June 2012
Continuing Physician Professional Development
National meeting on CME provider-industry collaboration set for Oct.
"Forces Shaping the Future of CME Collaboration: Solutions for Harnessing the Positive and Mitigating the Negative" is the theme for the 23rd Annual Conference of the National Task Force on CME Provider/Industry Collaboration, Oct. 10-12 at the Baltimore Marriott Waterfront.
The conference will focus on four significant forces that impact CME provider and industry collaboration:
- Cost constraints
- Quality improvement
- Risk evaluation and mitigation strategy
- Maintenance of certification
J. David Haddox, DDS, MD, vice president of Health Policy at Purdue Pharma L.P., will present the keynote address about the forces shaping the complex environment in which CME providers and industry operate and how they may affect future collaboration and the quality of CME.
The Shickman Lecture—presented annually to honor the late Martin D. Shickman, MD, a leader in tying CME to quality patient care—will be presented by Carolyn M. Clancy, MD, director of the Agency for Healthcare Research and Quality.
Registration for the conference will open on June 15.
As more physicians seek to re-enter clinical practice, FSMB adopts new policy
State medical licensing boards should develop standardized processes for physicians seeking re-entry to the clinical practice of medicine after a significant leave of absence, according to new policy from the Federation of State Medical Boards (FSMB).
The FSMB policy is based on a report of the FSMB's Special Committee on Reentry to Practice, which developed 12 re-entry guidelines to provide medical boards with a framework of common standards and conceptual processes. The guidelines include:
- Education and communication issues
- Determining fitness to reenter practice
- Mentoring practitioners who want to reenter the workforce
- Improving regulation of licensed practitioners who are clinically inactive
- The relationship between licensure and specialty certification
"For a variety of reasons, including the economic downturn, many state boards are reporting an increasing number of physicians seeking to reenter clinical practice," said Humayun Chaudhry, DO, president and chief executive officer of the FSMB. "Helping these physicians get back to patient care in an efficient manner, within a framework that ensures public protection, could provide an additional flow of physicians to help ease our national shortage."
The AMA held a conference on physician re-entry in May 2010, in collaboration with the FSMB and the American Academy of Pediatrics (AAP), to develop recommendations for a coordinated national approach to re-entry.

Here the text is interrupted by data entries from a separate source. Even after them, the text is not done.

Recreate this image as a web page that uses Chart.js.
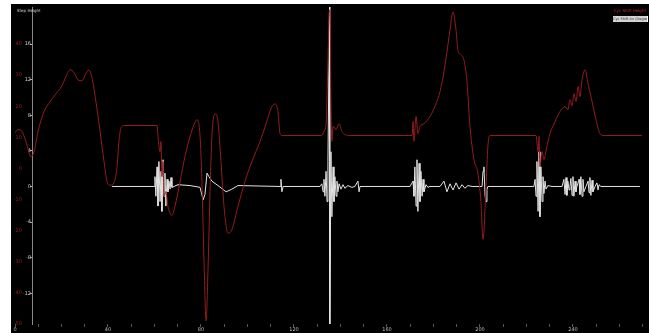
<!DOCTYPE html>
<html>
<head>
<meta charset="utf-8">
<script src="https://cdn.jsdelivr.net/npm/chart.js@4/dist/chart.umd.min.js"></script>
<style>
  html, body { margin: 0; padding: 0; background: #fff; }
  body { width: 649px; height: 333px; position: relative; overflow: hidden; }
  #wrap { position: absolute; left: 11px; top: 4px; width: 638px; height: 329px; background: #000; }
  #title { position: absolute; left: 6px; top: 4px; font: 4px "DejaVu Sans"; color: #d8d8d8; white-space: nowrap; }
  #legRed { position: absolute; right: 3px; top: 4px; font: 4px "DejaVu Sans"; color: #c42a2a; white-space: nowrap; }
  #legWhite { position: absolute; right: 1px; top: 12px; width: 34px; height: 6px; background: #d4d4d4;
              border-right: 1px solid #fff; font: 3.5px "DejaVu Sans"; line-height: 6px; color: #333;
              white-space: nowrap; overflow: hidden; text-align: center; }
</style>
</head>
<body>
<div id="wrap">
  <canvas id="chart"></canvas>
  <div id="title">Step Height</div>
  <div id="legRed">Cyc Shift Height</div>
  <div id="legWhite">Cyc Shift Ax (Degrees)</div>
</div>
<script>
// x axis ticks (minor every 10, labelled every 40)
const xTicks = [0, 10, 20, 30, 40, 50, 60, 70, 80, 90, 100, 110, 120, 130, 140, 150, 160, 170, 180, 190, 200, 210, 220, 230, 240, 250, 260, 270];
const xTickLabels = [0, 40, 80, 120, 160, 200, 240];

// left axes tick labels
const redTicks = [40, 30, 20, 10, 0, -10, -20, -30, -40, -50];
const whiteTicks = [16, 12, 8, 4, 0, -4, -8, -12];

// red series - step height
const redX = [0, 1.3, 3.0, 4.7, 6.9, 8.2, 9.9, 12.5, 15.1, 17.6, 20.2, 21.9, 23.7, 25.4, 27.1, 28.8, 30.5, 31.8, 33.1, 34.8,
  36.6, 38.3, 39.6, 40.9, 42.6, 43.9, 44.7, 45.6, 46.9, 61.1, 61.5, 62.4, 62.8, 63.2, 63.7, 64.1, 64.9, 65.8, 66.7, 67.5,
  68.8, 71.0, 73.1, 75.3, 77.0, 78.3, 79.6, 80.4, 81.3, 82.2, 83.0, 83.9, 84.7, 86.0, 87.3, 88.6, 89.9, 91.6, 93.3, 95.9,
  98.9, 101.9, 105.4, 108.0, 110.1, 111.8, 113.1, 114.0, 114.8, 132.0, 132.9, 133.8, 134.6, 135.1, 135.5, 135.9, 136.3, 136.8, 138.1, 139.4,
  140.6, 141.9, 144.1, 170.8, 171.2, 171.6, 172.5, 173.3, 174.2, 175.9, 178.5, 181.1, 182.8, 184.5, 185.8, 187.1, 188.4, 189.7, 190.5, 191.8,
  193.1, 194.4, 195.7, 197.4, 199.1, 200.4, 201.3, 202.6, 203.4, 204.3, 224.1, 225.0, 225.4, 225.8, 226.7, 227.5, 228.8, 230.1, 232.3, 234.4,
  236.6, 237.8, 238.7, 239.6, 240.4, 241.3, 242.2, 243.0, 243.9, 245.2, 246.5, 248.2, 249.9, 251.6, 252.9, 269.7];
const redY = [11.5, 12.5, 11.9, 8.7, 3.8, 5.4, 11.9, 18.3, 21.5, 24.0, 26.6, 29.5, 31.7, 30.8, 28.5, 28.2, 30.4, 31.7, 29.2, 21.5,
  11.9, 2.2, -4.2, -5.4, -4.5, 0.6, 8.7, 13.1, 13.8, 13.8, 10.3, 5.4, 8.7, -2.6, 2.2, -9.0, -7.4, -12.2, -14.4, -15.1,
  -12.2, -4.2, 3.8, 10.3, 14.1, 15.7, 10.3, -4.2, -29.8, -49.0, -33.0, -7.4, 10.3, 17.6, 15.1, 2.2, -12.2, -20.8, -19.6, -12.2,
  -4.2, 2.2, 8.7, 14.4, 19.2, 20.8, 18.3, 11.2, 10.6, 10.6, 11.9, 14.4, 34.3, 49.7, 51.0, 21.5, 8.7, 13.5, 12.5, 14.4,
  11.9, 10.9, 10.6, 10.6, 15.1, 8.7, 16.7, 11.2, 13.5, 14.4, 16.7, 20.8, 24.7, 31.1, 37.5, 44.5, 50.3, 44.5, 38.1, 36.5,
  34.9, 27.9, 13.5, 2.9, -1.6, -10.6, -22.8, -5.8, 7.1, 10.6, 10.6, 5.4, 10.3, 0.6, 5.4, 2.9, 7.1, 11.2, 15.1, 18.3,
  19.9, 18.9, 22.1, 20.2, 24.0, 21.5, 26.3, 23.1, 28.5, 31.7, 27.2, 21.5, 15.7, 11.2, 10.6, 10.6];

// white series - cyc shift angle
const whiteX = [41.7, 59.8, 60.2, 60.6, 61.1, 61.5, 61.9, 62.4, 62.8, 63.2, 63.7, 64.1, 64.5, 64.9, 65.4, 65.8, 66.2, 66.7, 67.1, 67.5,
  68.4, 70.1, 75.3, 79.6, 80.9, 81.7, 82.6, 83.4, 84.7, 87.3, 90.8, 93.3, 95.9, 114.0, 114.4, 114.8, 115.3, 116.1,
  131.2, 132.0, 132.5, 132.9, 133.3, 133.8, 134.2, 134.6, 135.3, 135.4, 135.9, 136.3, 136.8, 137.2, 137.6, 138.1, 138.5, 138.9,
  139.4, 140.2, 141.1, 141.9, 143.2, 144.9, 146.2, 147.5, 148.0, 148.4, 169.9, 171.2, 171.6, 172.0, 172.5, 172.9, 173.3, 173.8,
  174.2, 174.6, 175.1, 175.5, 175.9, 176.8, 177.6, 178.5, 182.8, 184.5, 185.8, 187.1, 188.4, 189.7, 191.0, 192.3, 193.5, 194.8,
  196.6, 200.9, 201.3, 201.7, 202.2, 202.6, 203.0, 203.4, 208.6, 223.2, 223.7, 224.1, 224.5, 225.0, 225.4, 225.8, 226.2, 226.7,
  227.1, 227.5, 228.0, 228.4, 229.2, 231.0, 235.3, 236.1, 236.6, 237.0, 237.4, 237.8, 238.3, 238.7, 239.1, 239.6, 240.0, 240.4,
  240.9, 241.3, 241.7, 242.6, 243.0, 243.4, 243.9, 244.3, 244.7, 245.6, 246.5, 246.9, 247.3, 247.7, 248.2, 248.6, 249.5, 250.3,
  250.8, 251.2, 252.0, 268.8];
const whiteY = [0, 0, 1.1, -1.1, 2.2, -2.2, 2.8, -1.7, 1.7, -2.8, 3.0, -1.1, 1.5, -2.2, 0.8, -0.6, 0.6, -0.3, 1.0, -0.1,
  0, 0.2, 0.1, -0.1, -1.5, -0.9, 1.5, 1.1, 0.6, 0.1, -0.6, -0.3, 0.1, 0, 0.8, -0.6, 0, 0,
  0, 0.3, -0.6, 0.8, -1.1, 1.7, -1.7, 2.8, 20.2, -16.6, 3.9, -3.4, 2.2, -1.7, 1.1, -1.1, 0.6, -0.6,
  0.3, -0.3, 0.2, -0.2, 0.1, -0.1, 0, 0.6, -0.6, 0, 0, 0.6, -1.1, 2.2, -2.2, 3.0, -2.8, 2.6,
  -1.7, 1.7, -1.1, 0.8, -0.6, 0.2, -0.1, 0, 0, 0.6, -0.6, 0.3, -0.4, 0.4, -0.3, 0.2, -0.2, 0.1,
  0, 0, 1.7, 2.2, -1.1, -1.7, -0.3, 0, 0, 0, 0.8, -1.1, 2.8, -2.8, 3.9, -3.4, 2.2, -1.7,
  1.1, -0.8, 0.6, -0.3, 0.1, 0, 0, 0.8, -0.9, 1.0, -1.0, 0.6, -0.4, 0, 0.9, -1.0, 1.1, -1.1,
  0.6, -0.6, 0, 0.8, -0.9, 1.1, -1.1, 0.8, -0.6, 0, 0.6, -0.7, 1.0, -1.0, 0.7, -0.6, 0, 0.4,
  -0.4, 0.2, 0, 0];

const toPoints = (xs, ys) => xs.map((x, i) => ({ x: x, y: ys[i] }));
const asTicks = list => list.map(v => ({ value: v }));

const ctx = document.getElementById('chart');

new Chart(ctx, {
    type: 'line',
    data: {
        datasets: [{
            label: 'Cyc Shift Height',
            data: toPoints(redX, redY),
            yAxisID: 'yRed',
            borderColor: '#951c1c',
            borderWidth: 1,
            pointRadius: 0,
            cubicInterpolationMode: 'monotone'
        }, {
            label: 'Cyc Shift Ax (Degrees)',
            data: toPoints(whiteX, whiteY),
            yAxisID: 'yWhite',
            borderColor: '#e4e4e4',
            borderWidth: 1,
            pointRadius: 0
        }]
    },
    options: {
        responsive: true,
        maintainAspectRatio: false,
        animation: false,
        layout: { padding: { left: 4, top: 1, right: 0, bottom: 0 } },
        plugins: {
            legend: { display: false },
            tooltip: { enabled: false }
        },
        scales: {
            x: {
                type: 'linear',
                min: 0,
                max: 272.7,
                afterBuildTicks: s => { s.ticks = asTicks(xTicks); },
                ticks: {
                    autoSkip: false,
                    maxRotation: 0,
                    padding: 0,
                    color: '#bdbdbd',
                    font: { size: 5, family: 'DejaVu Sans' },
                    callback: v => xTickLabels.includes(v) ? String(v) : ''
                },
                grid: { drawOnChartArea: false, color: '#555', tickLength: 3 },
                border: { display: false }
            },
            yRed: {
                type: 'linear',
                position: { x: 3.0 },
                min: -50,
                max: 51.9,
                afterBuildTicks: s => { s.ticks = asTicks(redTicks); },
                ticks: { padding: 0, color: '#8c2222', font: { size: 5, family: 'DejaVu Sans' } },
                grid: { display: false },
                border: { display: false }
            },
            yWhite: {
                type: 'linear',
                position: { x: 6.9 },
                min: -15.45,
                max: 20.16,
                afterBuildTicks: s => { s.ticks = asTicks(whiteTicks); },
                ticks: { padding: 0, color: '#cfcfcf', font: { size: 5, family: 'DejaVu Sans' } },
                grid: { display: false },
                border: { display: false }
            },
            yLine: {
                type: 'linear',
                position: { x: 7.7 },
                min: -15.45,
                max: 20.16,
                afterBuildTicks: s => { s.ticks = asTicks(whiteTicks); },
                ticks: { display: false },
                grid: { drawOnChartArea: false, color: '#aaa', tickLength: 2 },
                border: { display: true, color: '#8a8a8a', width: 1 }
            }
        }
    }
});
</script>
</body>
</html>
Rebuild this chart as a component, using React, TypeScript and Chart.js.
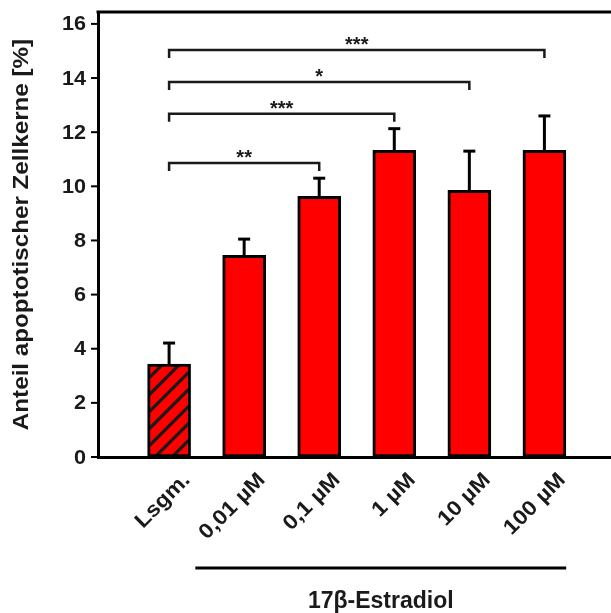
import React, { useEffect, useRef } from 'react';
import { Chart, registerables } from 'chart.js';

Chart.register(...registerables);

const categories = ['Lsgm.', '0,01 µM', '0,1 µM', '1 µM', '10 µM', '100 µM'];
const means = [3.43, 7.45, 9.63, 11.33, 9.85, 11.33];
const sdUpper = [0.78, 0.6, 0.67, 0.8, 1.45, 1.27];
const yTickValues = [0, 2, 4, 6, 8, 10, 12, 14, 16];
const bracketEnds = [2, 3, 4, 5];
const bracketLevels = [10.86, 12.68, 13.85, 15.04];
const bracketStars = ['**', '***', '*', '***'];
const yTitle = 'Anteil apoptotischer Zellkerne [%]';
const groupTitle = '17β-Estradiol';

const FONT = '"Liberation Sans", Arial, Helvetica, sans-serif';
const RED = '#ff0000';

function makeHatch(): CanvasPattern | string {
  const s = 17;
  const c = document.createElement('canvas');
  c.width = s;
  c.height = s;
  const g = c.getContext('2d');
  if (!g) return RED;
  g.fillStyle = RED;
  g.fillRect(0, 0, s, s);
  g.strokeStyle = '#1a1a1a';
  g.lineWidth = 3.2;
  g.beginPath();
  g.moveTo(-2, s + 2);
  g.lineTo(s + 2, -2);
  g.moveTo(-3, 3);
  g.lineTo(3, -3);
  g.moveTo(s - 3, s + 3);
  g.lineTo(s + 3, s - 3);
  g.stroke();
  const p = g.createPattern(c, 'repeat');
  return p || RED;
}

const overlay = {
  id: 'overlay',
  afterDraw(chart: any) {
    const { ctx, chartArea: a, scales } = chart;
    const x = scales.x;
    const y = scales.y;
    ctx.save();
    ctx.strokeStyle = '#000';
    ctx.fillStyle = '#000';
    ctx.lineCap = 'butt';

    // top frame line
    ctx.lineWidth = 3;
    ctx.beginPath();
    ctx.moveTo(a.left - 1.5, a.top);
    ctx.lineTo(a.right, a.top);
    ctx.stroke();

    // error bars (upper only)
    means.forEach((m, i) => {
      const px = x.getPixelForValue(i);
      const y0 = y.getPixelForValue(m);
      const y1 = y.getPixelForValue(m + sdUpper[i]);
      ctx.lineWidth = 3;
      ctx.beginPath();
      ctx.moveTo(px, y0);
      ctx.lineTo(px, y1);
      ctx.stroke();
      ctx.beginPath();
      ctx.moveTo(px - 6, y1);
      ctx.lineTo(px + 6, y1);
      ctx.stroke();
    });

    // significance brackets
    ctx.strokeStyle = '#1a1a1a';
    ctx.fillStyle = '#1a1a1a';
    bracketEnds.forEach((end, k) => {
      const x0 = x.getPixelForValue(0);
      const x1 = x.getPixelForValue(end);
      const by = y.getPixelForValue(bracketLevels[k]);
      ctx.lineWidth = 2.5;
      ctx.beginPath();
      ctx.moveTo(x0, by + 8);
      ctx.lineTo(x0, by);
      ctx.lineTo(x1, by);
      ctx.lineTo(x1, by + 8);
      ctx.stroke();
      ctx.font = `bold 20px ${FONT}`;
      ctx.textAlign = 'center';
      ctx.textBaseline = 'alphabetic';
      ctx.fillText(bracketStars[k], (x0 + x1) / 2, by + 1);
    });

    ctx.strokeStyle = '#000';
    ctx.fillStyle = '#1a1a1a';

    // y tick marks and labels
    yTickValues.forEach((v) => {
      const py = y.getPixelForValue(v);
      ctx.lineWidth = 2;
      ctx.beginPath();
      ctx.moveTo(a.left - 7, py);
      ctx.lineTo(a.left, py);
      ctx.stroke();
      ctx.save();
      ctx.translate(86, py + 1);
      ctx.scale(1.08, 1);
      ctx.font = `bold 20px ${FONT}`;
      ctx.textAlign = 'right';
      ctx.textBaseline = 'middle';
      ctx.fillText(String(v), 0, 0);
      ctx.restore();
    });

    // x category labels (rotated)
    categories.forEach((lab, i) => {
      const px = x.getPixelForValue(i);
      ctx.save();
      ctx.translate(px + 22, a.bottom + 24);
      ctx.rotate(-Math.PI / 4);
      ctx.scale(1.1, 1);
      ctx.font = `bold 21px ${FONT}`;
      ctx.textAlign = 'right';
      ctx.textBaseline = 'alphabetic';
      ctx.fillText(lab, 0, 0);
      ctx.restore();
    });

    // y axis title
    ctx.save();
    ctx.translate(28, (a.top + a.bottom) / 2);
    ctx.rotate(-Math.PI / 2);
    ctx.scale(1.1, 1);
    ctx.font = `bold 22px ${FONT}`;
    ctx.textAlign = 'center';
    ctx.textBaseline = 'alphabetic';
    ctx.fillText(yTitle, 0, 0);
    ctx.restore();

    // group line + title
    const gx0 = x.getPixelForValue(0.35);
    const gx1 = x.getPixelForValue(5.29);
    ctx.strokeStyle = '#000';
    ctx.lineWidth = 3;
    ctx.beginPath();
    ctx.moveTo(gx0, 568);
    ctx.lineTo(gx1, 568);
    ctx.stroke();
    ctx.font = `bold 23px ${FONT}`;
    ctx.textAlign = 'center';
    ctx.textBaseline = 'alphabetic';
    ctx.fillText(groupTitle, (gx0 + gx1) / 2, 608);

    ctx.restore();
  },
};

export default function App() {
  const ref = useRef<HTMLCanvasElement | null>(null);

  useEffect(() => {
    if (!ref.current) return;
    const hatch = makeHatch();
    const colors = means.map((_, i) => (i === 0 ? hatch : RED));
    const chart = new Chart(ref.current, {
      type: 'bar',
      data: {
        datasets: [
          {
            data: means.map((v, i) => ({ x: i, y: v })),
            backgroundColor: colors as any,
            borderColor: '#000',
            borderWidth: 3,
            borderSkipped: false,
            barThickness: 43,
          } as any,
        ],
      },
      options: {
        animation: false,
        responsive: true,
        maintainAspectRatio: false,
        layout: { padding: { top: 12, left: 0, right: 0, bottom: 0 } },
        plugins: { legend: { display: false }, tooltip: { enabled: false } },
        scales: {
          x: {
            type: 'linear',
            offset: false,
            min: -0.947,
            max: 5.887,
            grid: { display: false, offset: false },
            border: { display: true, color: '#000', width: 3 },
            ticks: { display: false },
            afterFit: (s: any) => {
              s.height = 156;
            },
          },
          y: {
            min: 0,
            max: 16.44,
            grid: { display: false },
            border: { display: true, color: '#000', width: 3 },
            ticks: { display: false },
            afterFit: (s: any) => {
              s.width = 98;
            },
          },
        },
      } as any,
      plugins: [overlay],
    });
    return () => chart.destroy();
  }, []);

  return (
    <div style={{ position: 'fixed', left: 0, top: 0, width: 611, height: 613, background: '#fff' }}>
      <canvas ref={ref} />
    </div>
  );
}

In addition, AMA policy calls for a physician re-entry system that is:
- accessible
- collaborative
- comprehensive
- ethical
- flexible
- modular
- innovative
- accountable
- stable
- responsive
News and notes
- Study: Majority of physicians (84 percent) prefer online CME for "on-demand" access and avoidance of travel hassles, costs (American Medical News).
- Racial, gender disparities in surgery board certification (HealthLeaders Media).
- "Relationships Between Physicians and Industry: Initiatives to Recognize and Manage Conflicts of Interest," audio teleconference hosted by the Association for Hospital Medical Education, June 12, 1 p.m. Eastern.